6 января 1778 года Стахиев доносил в Петербург, что в заседании общего совета Порты, происходившем 23 декабря минувшего года, принято решение оказать деятельную помощь восставшим против Шагин-Герая татарам отправлением к крымским берегам флота. Он сообщил также о молве в народе, что Селим-Герай уже переехал из Очакова в Крым вместе с Мухаммед-Гераем и сыновьями хана Крым-Герая.

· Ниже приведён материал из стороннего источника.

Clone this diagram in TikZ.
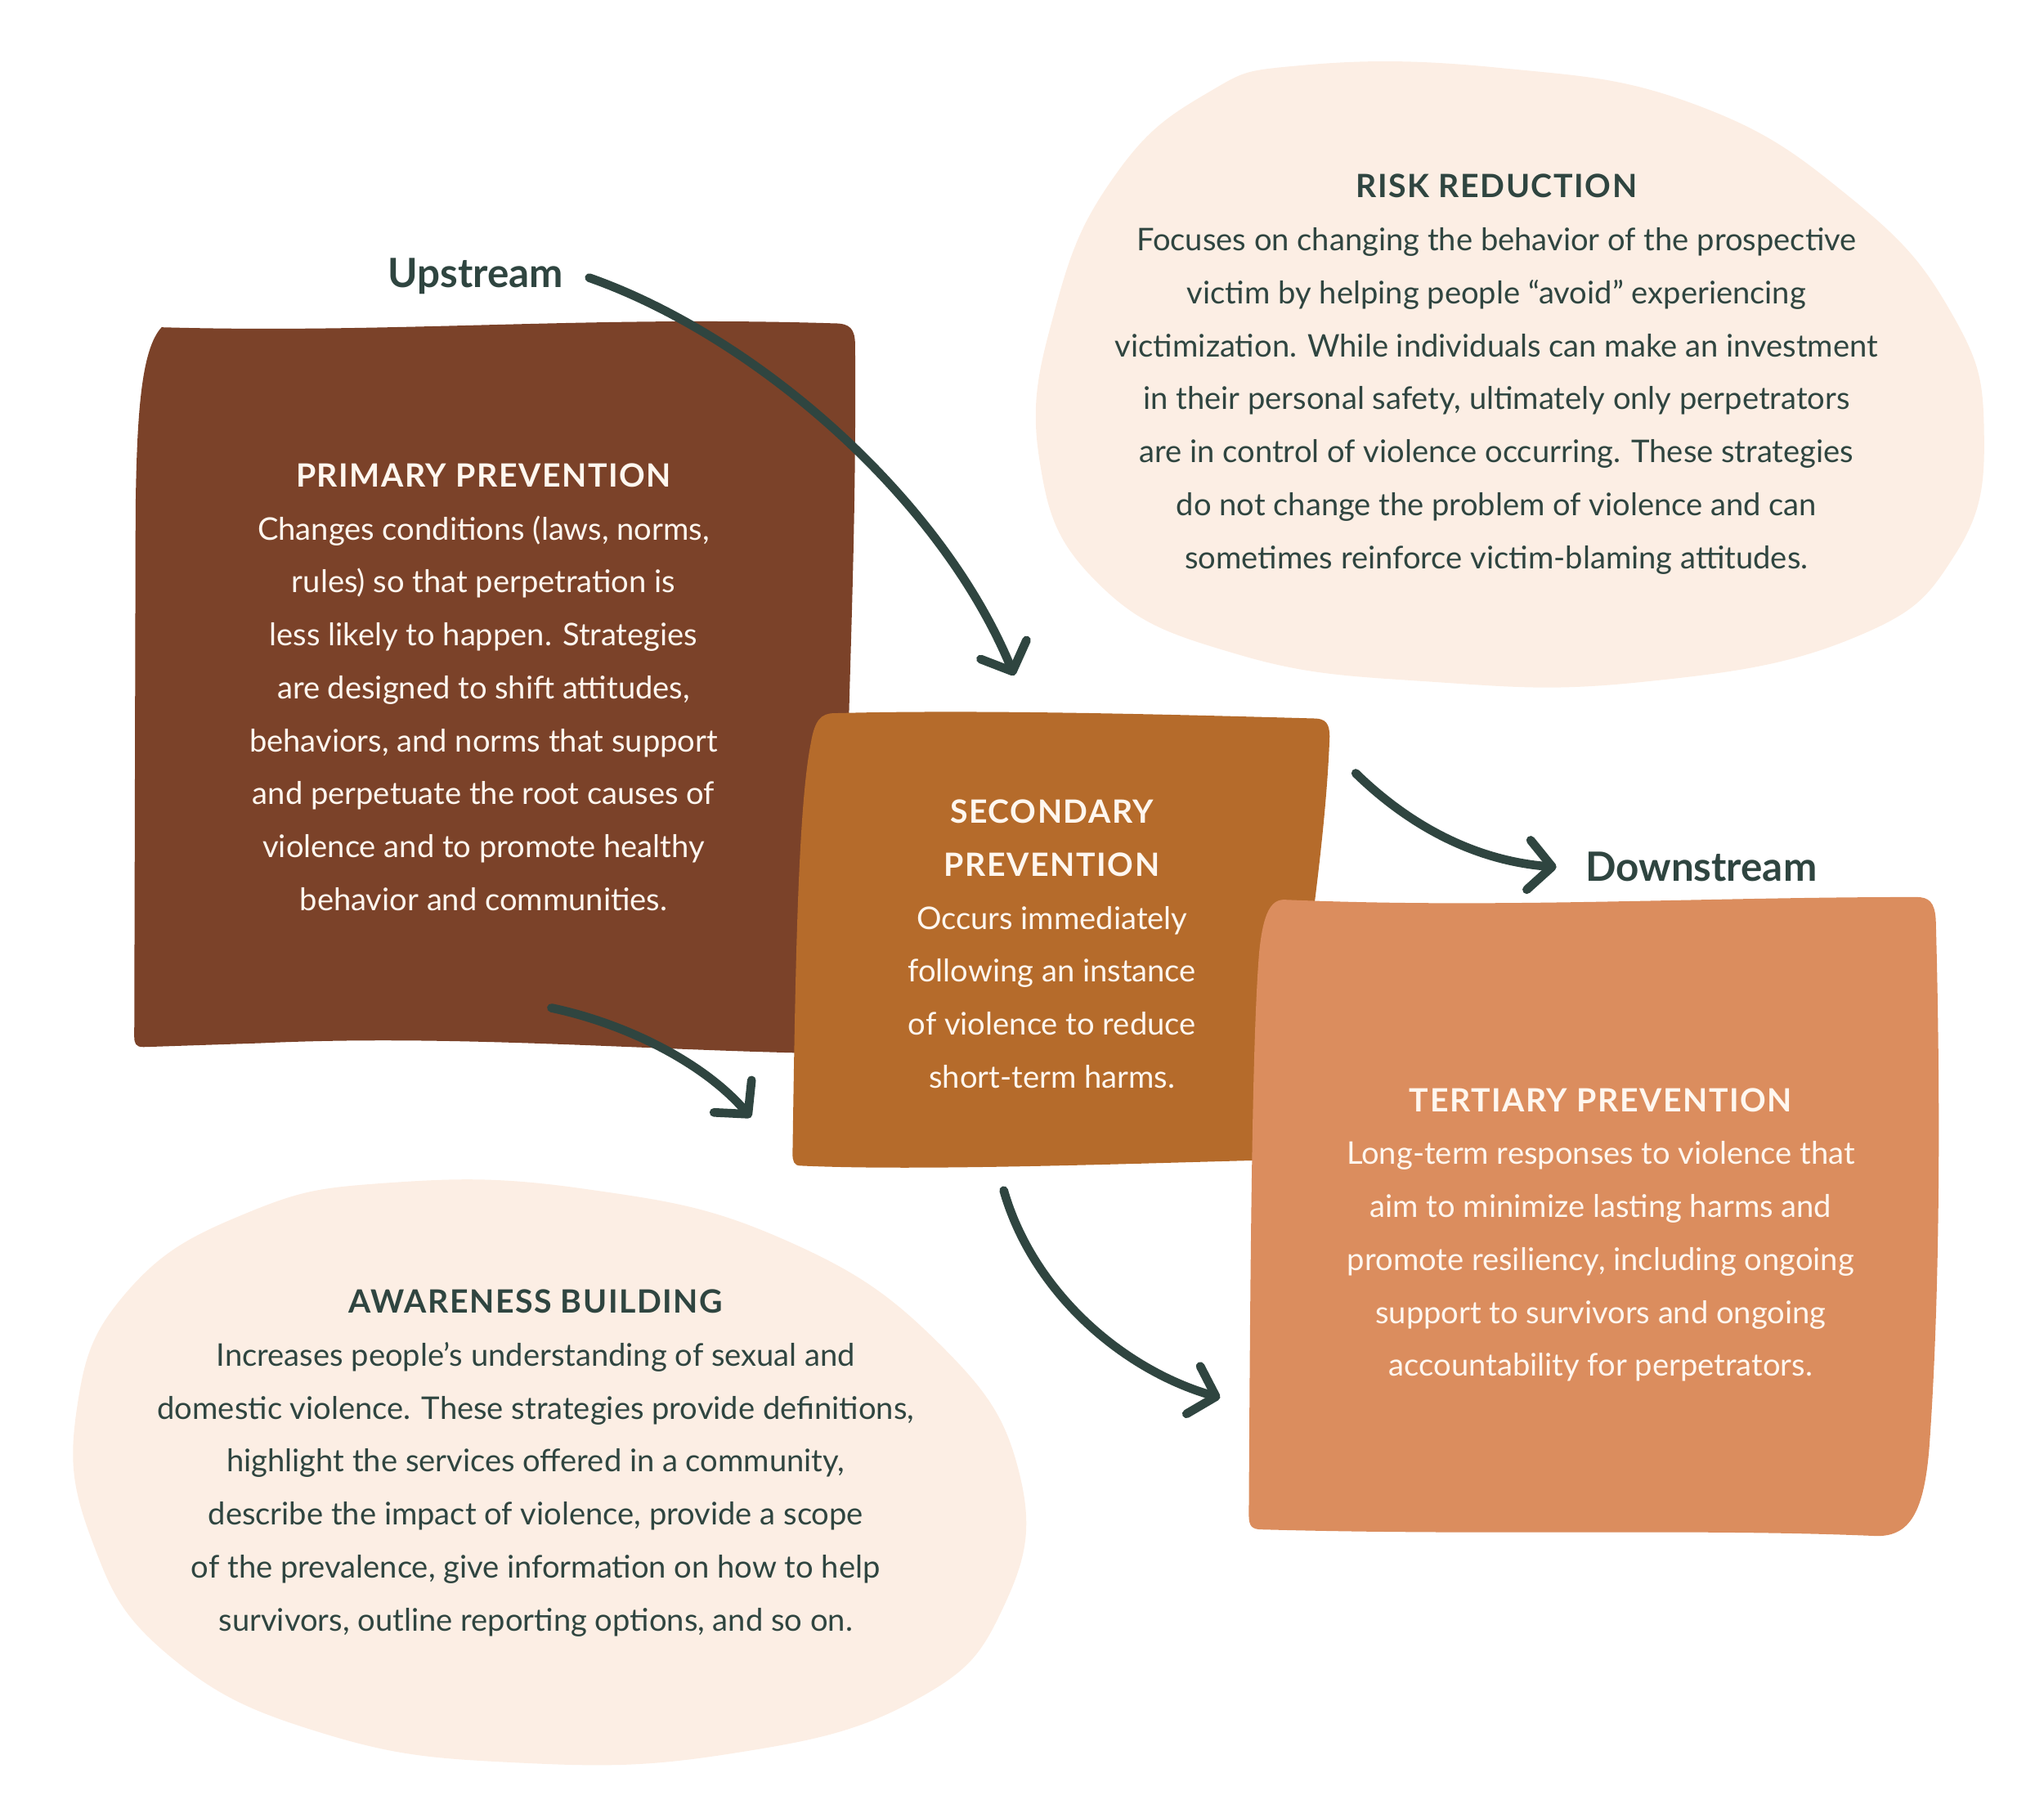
\documentclass[tikz,border=0pt]{standalone}
\usepackage{fontspec}
\setmainfont{Lato}
\newfontfamily\headfont{Lato}[LetterSpace=4]
\usepackage{tikz}
\usetikzlibrary{arrows.meta,positioning}
\definecolor{primBrown}{HTML}{7B4229}
\definecolor{secOchre}{HTML}{B56B2B}
\definecolor{terSalmon}{HTML}{DB8D5E}
\definecolor{blobCream}{HTML}{FCEEE4}
\definecolor{slateInk}{HTML}{2F4540}
\definecolor{creamText}{HTML}{FFF7EF}
\tikzset{
  boxtext/.style={align=center, text=creamText, font=\fontsize{6.8}{11.55}\selectfont, inner sep=0pt},
  blobtext/.style={align=center, text=slateInk, font=\fontsize{6.8}{11.55}\selectfont, inner sep=0pt},
  streamlabel/.style={text=slateInk, font=\bfseries\fontsize{8.8}{10}\selectfont, inner sep=0pt},
  flowarrow/.style={draw=slateInk, line width=1.9pt, line cap=round, -{Straight Barb[length=1.8mm, width=3.8mm, round]}},
}
\newcommand{\heading}[1]{{\headfont\bfseries\fontsize{7}{11.55}\selectfont #1}}

\begin{document}
\begin{tikzpicture}[x=0.01cm, y=-0.01cm]
\useasboundingbox (0,0) rectangle (1568,1394);
% background blobs
\fill[blobCream] plot[smooth cycle, tension=0.75] coordinates {(1000,50) (1150,52) (1300,80) (1420,152) (1497,240) (1522,330) (1500,425) (1420,490) (1260,523) (1100,523) (950,502) (842,447) (797,350) (810,235) (855,135) (925,72)};
\fill[blobCream] plot[smooth cycle, tension=0.75] coordinates {(300,907) (450,912) (600,950) (720,1030) (782,1130) (770,1232) (700,1305) (560,1345) (400,1352) (250,1330) (130,1270) (70,1180) (59,1080) (98,990) (190,930)};
% prevention boxes
\fill[primBrown] (124,251) .. controls (300,256) and (450,242) .. (640,248)
  .. controls (652,248) and (656,252) .. (656,265)
  .. controls (657,400) and (652,500) .. (650,600) -- (640,808)
  .. controls (500,806) and (350,793) .. (200,800) -- (110,803)
  .. controls (104,803) and (103,800) .. (103,795)
  -- (104,390) .. controls (105,320) and (108,268) .. (124,251) -- cycle;
\fill[secOchre] (640,547) .. controls (750,544) and (900,548) .. (1008,551)
  .. controls (1017,551) and (1020,555) .. (1020,565)
  .. controls (1018,620) and (1010,680) .. (1005,720) -- (1000,888)
  -- (960,890) .. controls (850,893) and (700,898) .. (614,894)
  .. controls (609,894) and (608,890) .. (608,885)
  .. controls (610,750) and (612,620) .. (622,570)
  .. controls (625,552) and (630,547) .. (640,547) -- cycle;
\fill[terSalmon] (985,690) .. controls (1150,697) and (1300,688) .. (1470,688)
  .. controls (1480,688) and (1484,692) .. (1485,705)
  .. controls (1489,850) and (1488,1000) .. (1480,1110)
  .. controls (1476,1160) and (1465,1178) .. (1440,1178)
  .. controls (1300,1172) and (1150,1178) .. (968,1173)
  .. controls (960,1173) and (958,1170) .. (958,1162)
  .. controls (959,1000) and (960,800) .. (966,730)
  .. controls (969,700) and (975,690) .. (985,690) -- cycle;

\node[streamlabel] (up) at (365,212) {Upstream};
\node[streamlabel] (down) at (1305,665) {Downstream};

\node[boxtext] (primText) at (371,527) {\heading{PRIMARY PREVENTION}\\
Changes conditions (laws, norms,\\ rules) so that perpetration is\\ less likely to happen. Strategies\\ are designed to shift attitudes,\\ behaviors, and norms that support\\ and perpetuate the root causes of\\ violence and to promote healthy\\ behavior and communities.};
\node[boxtext] (secText) at (807,724) {\heading{SECONDARY}\\ \heading{PREVENTION}\\
Occurs immediately\\ following an instance\\ of violence to reduce\\ short-term harms.};
\node[boxtext] (terText) at (1228,947) {\heading{TERTIARY PREVENTION}\\
Long-term responses to violence that\\ aim to minimize lasting harms and\\ promote resiliency, including ongoing\\ support to survivors and ongoing\\ accountability for perpetrators.};
\node[blobtext] (riskText) at (1148,287) {\heading{RISK REDUCTION}\\
Focuses on changing the behavior of the prospective\\ victim by helping people “avoid” experiencing\\ victimization. While individuals can make an investment\\ in their personal safety, ultimately only perpetrators\\ are in control of violence occurring. These strategies\\ do not change the problem of violence and can\\ sometimes reinforce victim-blaming attitudes.};
\node[blobtext] (awareText) at (411,1122) {\heading{AWARENESS BUILDING}\\
Increases people’s understanding of sexual and\\ domestic violence. These strategies provide definitions,\\ highlight the services offered in a community,\\ describe the impact of violence, provide a scope\\ of the prevalence, give information on how to help\\ survivors, outline reporting options, and so on.};

\coordinate (upStart) at (452,213);
\coordinate (upEnd) at (778,518);
\coordinate (primStart) at (423,773);
\coordinate (primEnd) at (576,857);
\coordinate (downStart) at (1040,593);
\coordinate (downEnd) at (1194,665);
\coordinate (terStart) at (770,913);
\coordinate (terEnd) at (936,1072);
\draw[flowarrow] (upStart) .. controls (580,258) and (722,382) .. (upEnd);
\draw[flowarrow] (primStart) .. controls (480,785) and (540,815) .. (primEnd);
\draw[flowarrow] (downStart) .. controls (1080,632) and (1130,660) .. (downEnd);
\draw[flowarrow] (terStart) .. controls (792,990) and (860,1050) .. (terEnd);
\end{tikzpicture}
\end{document}
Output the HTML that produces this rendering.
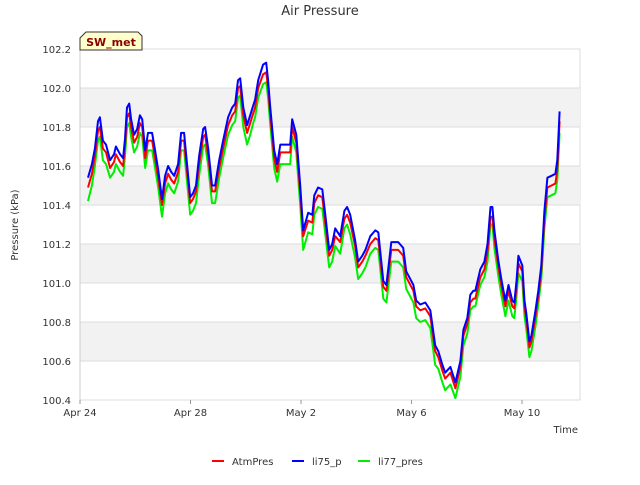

Ближайшим поводом к поднятию крымского вопроса в Диване Порты послужили присланные ей просьбы крымцев и жалобы их на свое бедственное положение, названные у турецких историков, ради их печального и трогательного содержания, «кровавыми адресами» — «канлы махзарлар». На этом совете, имевшем заседание Ззи-ль-хыддже 1191 года (2 января 1778), действия России признаны противными договору, а оказание помощи крымским татарам — долгом турок, налагаемым на них мусульманским законом. Для этого определено было отправить в Крым пять галионов и на них семь или восемь тысяч войска под командой сивасского и трапезундского вали, известного уже нам Джаныклы Хаджи-Али-паши, но формально не объявлять России войны и по возможности не нарушать мира. На всякий случай велено было также составить сорокапятитысячный корпус янычар и весной сосредоточить его около Исмаила, в каковом смысле и разослали предписания, назначив Джаныклы Али-пашу крымским сераскером, а румелийского вали Абду-л-Ла-пашу измаильским сераскером.